В сущности, именно это тема небольшой повести «По следам». И у «гостя», который приехал в город, расположенный рядом с вполне узнаваемым Освенцимом, с загадочной миссией (о которой тоже можно догадаться — убедиться в реальности своего жуткого, спасительно заглушенного памятью опыта), и у некоего Германна, живущего по соседству с ужасным местом и боящегося посетить его, есть возможность, пусть иллюзорная, спрятаться от своих страхов, от своей «причастности к мировому злу». Посещение превращенного в музей концлагеря ничего не меняет для «гостя» (не мешает ему на обратном пути подсчитывать расходы на отдых у моря) и ничего не изменило бы для Германна, преодолей он свой страх. Но у женщины, потерявшей здесь всех — отца, брата, жениха — нет никакого убежища от этого прошлого, для нее (и лишь для нее) оно остается реальным навсегда и до конца. Повесть заканчивается ее самоубийством. Смотри судьбу Целана, Боровского и многих других.


«Если это случилось хотя бы один-единственный раз, с одним-единственным человеком, значит, оно уже перешагнуло границу возможного, значит это уже реальность…»


Эта реальность, это недавнее прошлое, которое одни не могут вспомнить, другие не в силах забыть, присутствует отныне в любом времени Европы.

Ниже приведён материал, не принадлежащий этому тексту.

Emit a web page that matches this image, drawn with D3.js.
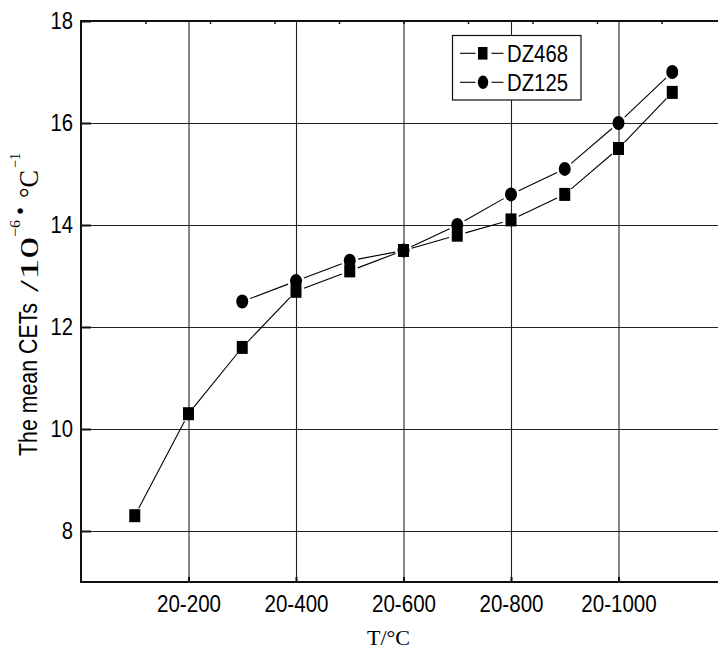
<!DOCTYPE html>
<html>
<head>
<meta charset="utf-8">
<script src="https://cdn.jsdelivr.net/npm/d3@7"></script>
<style>
  body { margin: 0; background: #fff; }
  svg { display: block; }
</style>
</head>
<body>
<svg id="chart" width="718" height="651"></svg>
<script>
// Temperature ranges (position along the axis) and mean CET values, 10^-6 /°C
const rangeIndex = [1, 2, 3, 4, 5, 6, 7, 8, 9, 10, 11];
const rangeNames = ["20-100", "20-200", "20-300", "20-400", "20-500", "20-600",
                    "20-700", "20-800", "20-900", "20-1000", "20-1100"];
const dz468 = [8.3, 10.3, 11.6, 12.7, 13.1, 13.5, 13.8, 14.1, 14.6, 15.5, 16.6];
const dz125 = [null, null, 12.5, 12.9, 13.3, 13.5, 14.0, 14.6, 15.1, 16.0, 17.0];

const xTickPos = [2, 4, 6, 8, 10];
const xTickLabels = ["20-200", "20-400", "20-600", "20-800", "20-1000"];
const yTicks = [8, 10, 12, 14, 16, 18];
const seriesNames = ["DZ468", "DZ125"];

const SANS = "'Liberation Sans', Arial, Helvetica, sans-serif";
const SERIF = "'Liberation Serif', 'Times New Roman', serif";

const svg = d3.select("#chart");
const plotLeft = 81, plotRight = 726, plotTop = 21, plotBottom = 582;

const x = d3.scaleLinear().domain([0, 12]).range([plotLeft, plotRight]);
const y = d3.scaleLinear().domain([7, 18]).range([plotBottom, plotTop]);

// grid lines
svg.append("g")
  .attr("transform", `translate(0,${plotBottom})`)
  .call(d3.axisBottom(x).tickValues(xTickPos).tickSize(-(plotBottom - plotTop)).tickFormat(""))
  .call(g => g.select(".domain").remove())
  .call(g => g.selectAll("line").attr("stroke", "#222").attr("stroke-width", 1.1));
svg.append("g")
  .attr("transform", `translate(${plotLeft},0)`)
  .call(d3.axisLeft(y).tickValues(yTicks.slice(0, -1)).tickSize(-(plotRight - plotLeft)).tickFormat(""))
  .call(g => g.select(".domain").remove())
  .call(g => g.selectAll("line").attr("stroke", "#222").attr("stroke-width", 1.1));

// frame
svg.append("rect")
  .attr("x", plotLeft).attr("y", plotTop)
  .attr("width", plotRight - plotLeft).attr("height", plotBottom - plotTop)
  .attr("fill", "none").attr("stroke", "#111").attr("stroke-width", 2);

// top minor ticks
svg.append("g")
  .attr("transform", `translate(0,${plotTop})`)
  .call(d3.axisTop(x).tickValues(d3.range(1.2, 12, 1.2)).tickSize(-3).tickFormat(""))
  .call(g => g.select(".domain").remove())
  .call(g => g.selectAll("line").attr("stroke", "#111").attr("stroke-width", 1.5));

// left axis
svg.append("g")
  .attr("transform", `translate(${plotLeft},0)`)
  .call(d3.axisLeft(y).tickValues(yTicks).tickSize(-10).tickPadding(9))
  .call(g => g.select(".domain").remove())
  .call(g => g.selectAll("line").attr("stroke", "#111").attr("stroke-width", 2))
  .call(g => g.selectAll("text")
    .attr("font-family", SANS).attr("font-size", 23).attr("fill", "#000")
    .attr("dy", "0.34em")
    .attr("transform", "scale(0.88,1)"));

// bottom axis
svg.append("g")
  .attr("transform", `translate(0,${plotBottom})`)
  .call(d3.axisBottom(x).tickValues(xTickPos).tickSize(-5).tickPadding(13)
    .tickFormat((d, i) => xTickLabels[i]))
  .call(g => g.select(".domain").remove())
  .call(g => g.selectAll("line").attr("stroke", "#111").attr("stroke-width", 2))
  .call(g => g.selectAll("text")
    .attr("font-family", SANS).attr("font-size", 24.5).attr("fill", "#000")
    .attr("transform", "scale(0.84,1)"));

// axis titles
svg.append("text")
  .attr("x", 367).attr("y", 645)
  .attr("font-family", SERIF).attr("font-size", 22).attr("fill", "#000")
  .text("T/°C");

const yTitle = svg.append("g").attr("transform", "rotate(-90)")
  .attr("fill", "#000");
yTitle.append("text")
  .attr("x", -456).attr("y", 37)
  .attr("font-family", SANS).attr("font-size", 26)
  .attr("textLength", 153).attr("lengthAdjust", "spacingAndGlyphs")
  .text("The mean CETs");
yTitle.append("text")
  .attr("x", -292).attr("y", 38)
  .attr("font-family", SERIF).attr("font-size", 26)
  .attr("textLength", 55).attr("lengthAdjust", "spacingAndGlyphs")
  .text("/10");
yTitle.append("text")
  .attr("x", -237).attr("y", 20)
  .attr("font-family", SERIF).attr("font-size", 15)
  .attr("textLength", 17).attr("lengthAdjust", "spacingAndGlyphs")
  .text("−6");
yTitle.append("text")
  .attr("x", -211).attr("y", 27).attr("text-anchor", "middle")
  .attr("font-family", SANS).attr("font-size", 20)
  .text("•");
yTitle.append("text")
  .attr("x", -198).attr("y", 38)
  .attr("font-family", SERIF).attr("font-size", 27)
  .attr("textLength", 28).attr("lengthAdjust", "spacingAndGlyphs")
  .text("°C");
yTitle.append("text")
  .attr("x", -168).attr("y", 20)
  .attr("font-family", SERIF).attr("font-size", 15)
  .attr("textLength", 15).attr("lengthAdjust", "spacingAndGlyphs")
  .text("−1");

// connecting lines that stop short of each marker
function gappedSegments(values, gap) {
  const pts = rangeIndex.map((r, i) => values[i] == null ? null : [x(r), y(values[i])]);
  const segs = [];
  for (let i = 1; i < pts.length; i++) {
    const a = pts[i - 1], b = pts[i];
    if (!a || !b) continue;
    const dx = b[0] - a[0], dy = b[1] - a[1];
    const len = Math.hypot(dx, dy);
    if (len <= 2 * gap) continue;
    const ux = dx / len, uy = dy / len;
    segs.push([a[0] + ux * gap, a[1] + uy * gap, b[0] - ux * gap, b[1] - uy * gap]);
  }
  return segs;
}

const plot = svg.append("g");
[dz468, dz125].forEach(vals => {
  plot.append("g").selectAll("line")
    .data(gappedSegments(vals, 8.5))
    .join("line")
    .attr("x1", d => d[0]).attr("y1", d => d[1])
    .attr("x2", d => d[2]).attr("y2", d => d[3])
    .attr("stroke", "#000").attr("stroke-width", 1.1);
});

const pts468 = rangeIndex.map((r, i) => ({ r, v: dz468[i], name: rangeNames[i] }));
const pts125 = rangeIndex.map((r, i) => ({ r, v: dz125[i], name: rangeNames[i] }))
  .filter(d => d.v != null);

plot.append("g").selectAll("rect")
  .data(pts468)
  .join("rect")
  .attr("x", d => x(d.r) - 5.5).attr("y", d => y(d.v) - 6.5)
  .attr("width", 11).attr("height", 13)
  .attr("fill", "#000");

plot.append("g").selectAll("ellipse")
  .data(pts125)
  .join("ellipse")
  .attr("cx", d => x(d.r)).attr("cy", d => y(d.v))
  .attr("rx", 6).attr("ry", 7)
  .attr("fill", "#000");

// legend
const legend = svg.append("g");
legend.append("rect")
  .attr("x", 452.5).attr("y", 35.5).attr("width", 128.5).attr("height", 64.5)
  .attr("fill", "#fff").attr("stroke", "#111").attr("stroke-width", 1.2);
const rows = [53.3, 82.3];
rows.forEach((ry, i) => {
  legend.append("line").attr("x1", 460).attr("x2", 475.5).attr("y1", ry).attr("y2", ry)
    .attr("stroke", "#000").attr("stroke-width", 1.1);
  legend.append("line").attr("x1", 491.5).attr("x2", 503.5).attr("y1", ry).attr("y2", ry)
    .attr("stroke", "#000").attr("stroke-width", 1.1);
  if (i === 0) {
    legend.append("rect").attr("x", 478).attr("y", ry - 6.3).attr("width", 9.5).attr("height", 12.6)
      .attr("fill", "#000");
  } else {
    legend.append("ellipse").attr("cx", 483).attr("cy", ry).attr("rx", 5.2).attr("ry", 6.8)
      .attr("fill", "#000");
  }
  legend.append("text")
    .attr("x", 507).attr("y", ry + 8.6)
    .attr("font-family", SANS).attr("font-size", 23.5).attr("fill", "#000")
    .attr("textLength", 61).attr("lengthAdjust", "spacingAndGlyphs")
    .text(seriesNames[i]);
});
</script>
</body>
</html>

«В гуще жалобных и сердитых криков, под гневно пылающим солнцем люди теснились, сталкиваясь друг с другом, теряли равновесие, в панике ища руками хоть какой-то опоры. <…> Стоп: что это там происходит? Какая-то женщина колышущейся походкой, покачивая бедрами, рассекает толпу, дающую ей дорогу; на минуту все словно забыто, спешка и суета отошли куда-то на задний план: что это — толпа поклоняется своей королеве? <...> Как она была прекрасна, приближаясь к террасе сквозь внезапно притихшую толпу, с красным заревом, пылающим у нее за спиной, — это всего лишь солнце отражалось в окнах верхнего этажа одного из зданий, но впечатление было такое, будто горит Вавилон».


Еврей напоминает христианской Европе ее пророчества: напоминает, что и ее время направлено и конечно, и в финале — отнюдь не общество всеобщего благосостояния и дружелюбия.


Впрочем, Нобелевскую премию Кертесу дали, конечно, не за это. Про Холокост еще некоторое время в Европе будут старательно помнить, потому, в частности, что в качестве жертвы и объекта сострадания евреи удобнее для нынешнего западного сознания, чем в любом другом. От ощущения же собственной причастности можно защититься, как раз давая премии уцелевшим.


Да и Венгрии, почтенной постсоциалистической стране, члену НАТО, кандидату в Евросоюз, давно пора иметь собственного нобелевского лауреата по литературе. Для наших же издателей все это — повод перевести на русский язык интересного и малоизвестного до сих пор в России автора.


[1] Кертес И. Английский флаг: Повести / Пер. с венгер. Ю.Гусева; Предисл. Б.Сарнова. М.: Текст, Журн. «Дружба народов», 2001. 159 с. 3500 экз.